## start
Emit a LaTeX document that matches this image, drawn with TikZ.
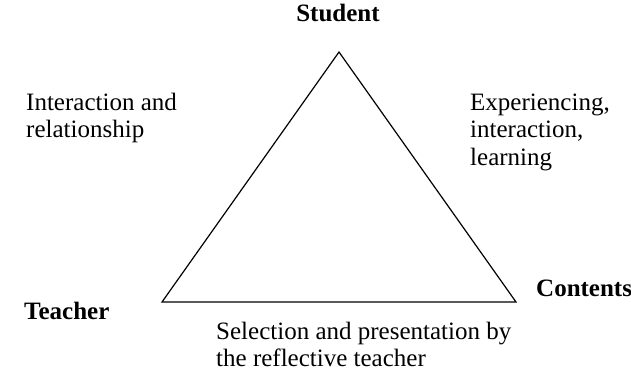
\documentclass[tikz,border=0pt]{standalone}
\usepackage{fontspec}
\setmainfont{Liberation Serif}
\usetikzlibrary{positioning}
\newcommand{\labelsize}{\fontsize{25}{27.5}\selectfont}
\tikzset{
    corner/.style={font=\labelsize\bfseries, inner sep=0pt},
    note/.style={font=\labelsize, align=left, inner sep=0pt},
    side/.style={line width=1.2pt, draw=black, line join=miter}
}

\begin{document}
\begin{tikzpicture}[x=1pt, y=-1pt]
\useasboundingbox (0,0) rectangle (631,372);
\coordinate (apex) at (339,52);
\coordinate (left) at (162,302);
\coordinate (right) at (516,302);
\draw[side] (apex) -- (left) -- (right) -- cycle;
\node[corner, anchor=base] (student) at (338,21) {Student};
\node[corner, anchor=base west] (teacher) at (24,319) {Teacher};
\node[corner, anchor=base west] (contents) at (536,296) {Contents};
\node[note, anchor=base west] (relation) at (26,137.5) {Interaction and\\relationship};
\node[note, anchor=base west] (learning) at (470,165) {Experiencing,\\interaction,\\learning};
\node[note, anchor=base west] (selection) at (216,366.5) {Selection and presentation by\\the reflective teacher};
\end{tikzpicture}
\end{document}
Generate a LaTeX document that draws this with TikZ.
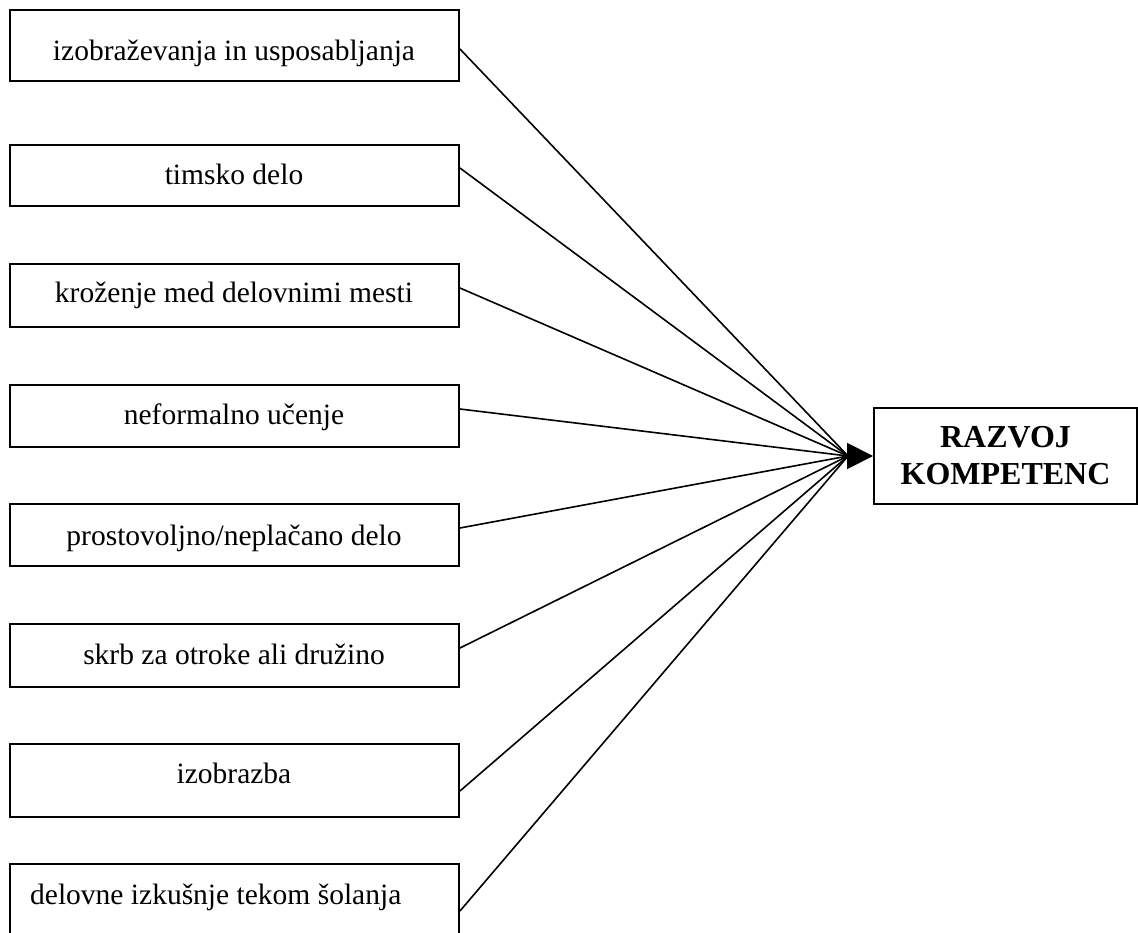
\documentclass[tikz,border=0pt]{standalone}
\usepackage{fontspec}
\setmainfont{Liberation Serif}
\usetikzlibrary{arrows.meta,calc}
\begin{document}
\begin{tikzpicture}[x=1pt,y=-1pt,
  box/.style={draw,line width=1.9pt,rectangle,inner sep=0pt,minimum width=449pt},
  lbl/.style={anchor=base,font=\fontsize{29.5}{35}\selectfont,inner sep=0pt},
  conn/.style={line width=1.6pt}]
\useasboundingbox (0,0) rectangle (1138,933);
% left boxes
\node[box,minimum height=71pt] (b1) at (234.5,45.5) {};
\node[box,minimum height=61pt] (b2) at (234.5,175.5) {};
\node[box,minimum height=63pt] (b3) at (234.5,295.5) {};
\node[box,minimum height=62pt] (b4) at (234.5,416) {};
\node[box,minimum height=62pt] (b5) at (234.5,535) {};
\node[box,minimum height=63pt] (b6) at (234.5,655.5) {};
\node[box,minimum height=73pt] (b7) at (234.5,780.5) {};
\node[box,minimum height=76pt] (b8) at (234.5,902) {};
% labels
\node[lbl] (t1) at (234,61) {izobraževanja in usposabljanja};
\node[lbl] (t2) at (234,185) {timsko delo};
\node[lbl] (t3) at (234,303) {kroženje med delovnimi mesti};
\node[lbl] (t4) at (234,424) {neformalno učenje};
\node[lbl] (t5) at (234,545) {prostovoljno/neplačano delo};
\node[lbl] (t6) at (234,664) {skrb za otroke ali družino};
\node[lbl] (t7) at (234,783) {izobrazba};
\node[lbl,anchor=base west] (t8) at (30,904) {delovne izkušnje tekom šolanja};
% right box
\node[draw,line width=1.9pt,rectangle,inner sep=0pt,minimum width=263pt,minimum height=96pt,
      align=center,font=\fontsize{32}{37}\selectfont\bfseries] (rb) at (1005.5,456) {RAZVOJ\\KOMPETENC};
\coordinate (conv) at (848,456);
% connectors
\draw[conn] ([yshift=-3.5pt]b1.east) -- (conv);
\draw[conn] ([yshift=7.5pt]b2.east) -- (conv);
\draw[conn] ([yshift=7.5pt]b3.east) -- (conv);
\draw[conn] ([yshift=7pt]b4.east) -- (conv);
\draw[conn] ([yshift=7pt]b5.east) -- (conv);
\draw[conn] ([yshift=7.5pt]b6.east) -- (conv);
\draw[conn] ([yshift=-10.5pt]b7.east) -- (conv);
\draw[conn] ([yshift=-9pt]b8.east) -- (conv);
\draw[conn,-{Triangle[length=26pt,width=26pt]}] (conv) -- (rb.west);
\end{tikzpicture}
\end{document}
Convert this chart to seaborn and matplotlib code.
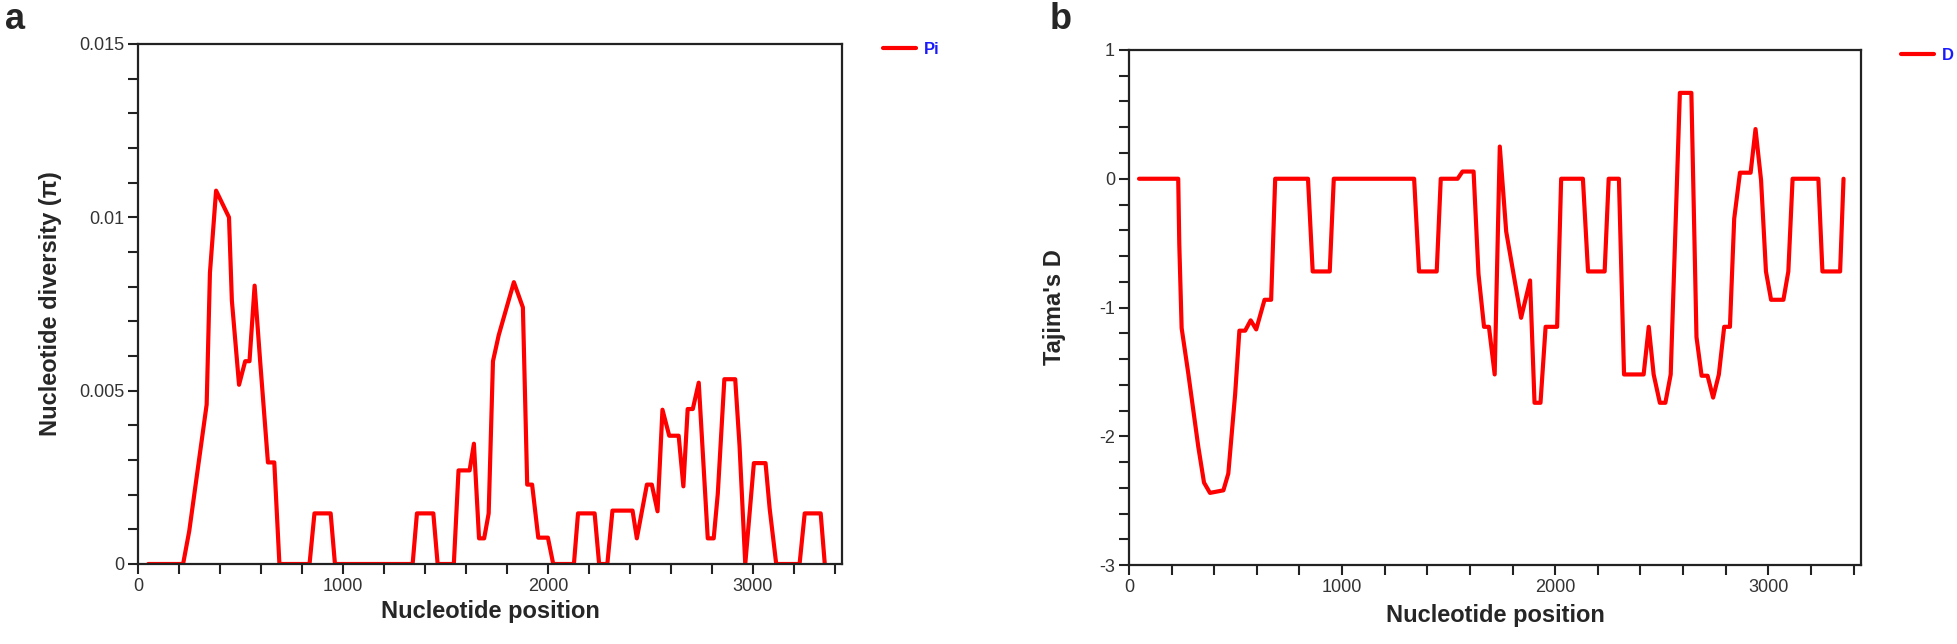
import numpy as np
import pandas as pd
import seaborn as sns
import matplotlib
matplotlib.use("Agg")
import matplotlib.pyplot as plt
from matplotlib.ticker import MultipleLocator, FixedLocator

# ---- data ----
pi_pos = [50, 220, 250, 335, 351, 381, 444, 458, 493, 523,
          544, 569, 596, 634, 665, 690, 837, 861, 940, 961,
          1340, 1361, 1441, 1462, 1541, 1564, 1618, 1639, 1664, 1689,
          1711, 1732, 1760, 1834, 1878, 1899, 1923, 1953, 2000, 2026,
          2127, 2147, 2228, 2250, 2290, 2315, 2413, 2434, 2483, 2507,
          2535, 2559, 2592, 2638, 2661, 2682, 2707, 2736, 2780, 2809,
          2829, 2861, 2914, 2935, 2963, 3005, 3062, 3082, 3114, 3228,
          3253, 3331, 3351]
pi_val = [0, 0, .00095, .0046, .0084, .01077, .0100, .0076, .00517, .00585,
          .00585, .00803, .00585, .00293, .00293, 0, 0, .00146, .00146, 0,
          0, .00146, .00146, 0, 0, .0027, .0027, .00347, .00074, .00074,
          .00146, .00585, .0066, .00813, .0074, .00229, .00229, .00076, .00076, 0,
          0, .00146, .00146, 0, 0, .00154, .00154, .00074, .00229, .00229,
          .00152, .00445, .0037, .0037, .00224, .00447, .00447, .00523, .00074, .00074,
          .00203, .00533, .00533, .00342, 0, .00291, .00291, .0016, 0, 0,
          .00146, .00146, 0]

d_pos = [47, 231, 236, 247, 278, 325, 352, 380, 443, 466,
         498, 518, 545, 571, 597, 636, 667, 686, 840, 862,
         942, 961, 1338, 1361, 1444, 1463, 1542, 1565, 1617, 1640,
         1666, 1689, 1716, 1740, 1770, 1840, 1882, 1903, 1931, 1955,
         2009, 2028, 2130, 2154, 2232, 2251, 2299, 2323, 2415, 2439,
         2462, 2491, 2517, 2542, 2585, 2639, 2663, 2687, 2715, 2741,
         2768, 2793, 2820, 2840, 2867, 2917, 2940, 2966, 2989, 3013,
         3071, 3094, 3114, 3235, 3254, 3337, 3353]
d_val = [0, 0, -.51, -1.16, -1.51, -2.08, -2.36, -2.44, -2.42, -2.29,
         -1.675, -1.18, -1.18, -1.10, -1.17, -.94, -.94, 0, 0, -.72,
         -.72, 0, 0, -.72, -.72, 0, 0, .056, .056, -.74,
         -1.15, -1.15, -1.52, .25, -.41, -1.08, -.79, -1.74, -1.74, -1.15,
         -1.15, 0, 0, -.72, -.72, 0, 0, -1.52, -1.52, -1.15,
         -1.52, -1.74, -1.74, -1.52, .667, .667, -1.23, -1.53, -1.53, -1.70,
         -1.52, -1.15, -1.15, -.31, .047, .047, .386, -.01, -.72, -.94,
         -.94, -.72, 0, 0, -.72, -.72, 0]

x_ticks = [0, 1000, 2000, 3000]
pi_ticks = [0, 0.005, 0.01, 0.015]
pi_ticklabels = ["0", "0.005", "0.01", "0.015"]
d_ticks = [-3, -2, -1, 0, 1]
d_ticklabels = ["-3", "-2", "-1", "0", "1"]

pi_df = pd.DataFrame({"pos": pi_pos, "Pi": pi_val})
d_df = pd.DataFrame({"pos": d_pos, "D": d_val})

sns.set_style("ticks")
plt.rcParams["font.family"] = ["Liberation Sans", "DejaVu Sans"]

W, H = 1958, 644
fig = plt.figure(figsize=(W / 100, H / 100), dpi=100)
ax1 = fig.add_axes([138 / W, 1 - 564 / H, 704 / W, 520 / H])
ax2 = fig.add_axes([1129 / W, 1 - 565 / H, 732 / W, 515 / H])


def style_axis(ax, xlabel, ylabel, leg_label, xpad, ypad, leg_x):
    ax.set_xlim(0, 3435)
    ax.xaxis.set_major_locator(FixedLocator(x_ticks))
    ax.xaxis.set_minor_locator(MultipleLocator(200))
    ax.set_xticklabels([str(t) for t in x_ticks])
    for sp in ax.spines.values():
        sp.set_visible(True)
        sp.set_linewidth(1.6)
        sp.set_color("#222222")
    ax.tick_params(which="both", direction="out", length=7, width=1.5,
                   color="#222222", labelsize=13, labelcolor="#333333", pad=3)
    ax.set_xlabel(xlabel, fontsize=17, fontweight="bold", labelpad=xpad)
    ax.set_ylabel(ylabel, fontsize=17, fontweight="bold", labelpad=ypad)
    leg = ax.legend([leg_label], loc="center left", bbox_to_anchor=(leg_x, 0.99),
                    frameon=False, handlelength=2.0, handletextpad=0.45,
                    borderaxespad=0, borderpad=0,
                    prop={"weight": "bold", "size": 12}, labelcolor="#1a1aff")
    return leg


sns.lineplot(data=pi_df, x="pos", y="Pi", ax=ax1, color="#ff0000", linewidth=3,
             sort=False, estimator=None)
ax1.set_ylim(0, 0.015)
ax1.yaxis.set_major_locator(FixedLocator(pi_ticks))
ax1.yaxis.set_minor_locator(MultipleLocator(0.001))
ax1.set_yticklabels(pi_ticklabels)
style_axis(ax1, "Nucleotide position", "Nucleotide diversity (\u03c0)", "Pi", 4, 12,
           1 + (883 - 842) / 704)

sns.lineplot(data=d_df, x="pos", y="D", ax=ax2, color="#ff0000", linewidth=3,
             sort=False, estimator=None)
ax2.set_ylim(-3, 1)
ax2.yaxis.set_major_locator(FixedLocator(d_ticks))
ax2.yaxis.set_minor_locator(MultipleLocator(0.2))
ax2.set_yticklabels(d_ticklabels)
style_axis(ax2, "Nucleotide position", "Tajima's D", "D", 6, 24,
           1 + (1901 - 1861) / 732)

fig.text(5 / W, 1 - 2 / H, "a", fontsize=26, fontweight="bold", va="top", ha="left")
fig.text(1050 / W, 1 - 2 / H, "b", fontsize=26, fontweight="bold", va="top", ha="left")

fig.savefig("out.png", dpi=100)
## end
### Task requirements
Using the listing, say how many lines include the word "with", and add nothing else.

### Problem solution
2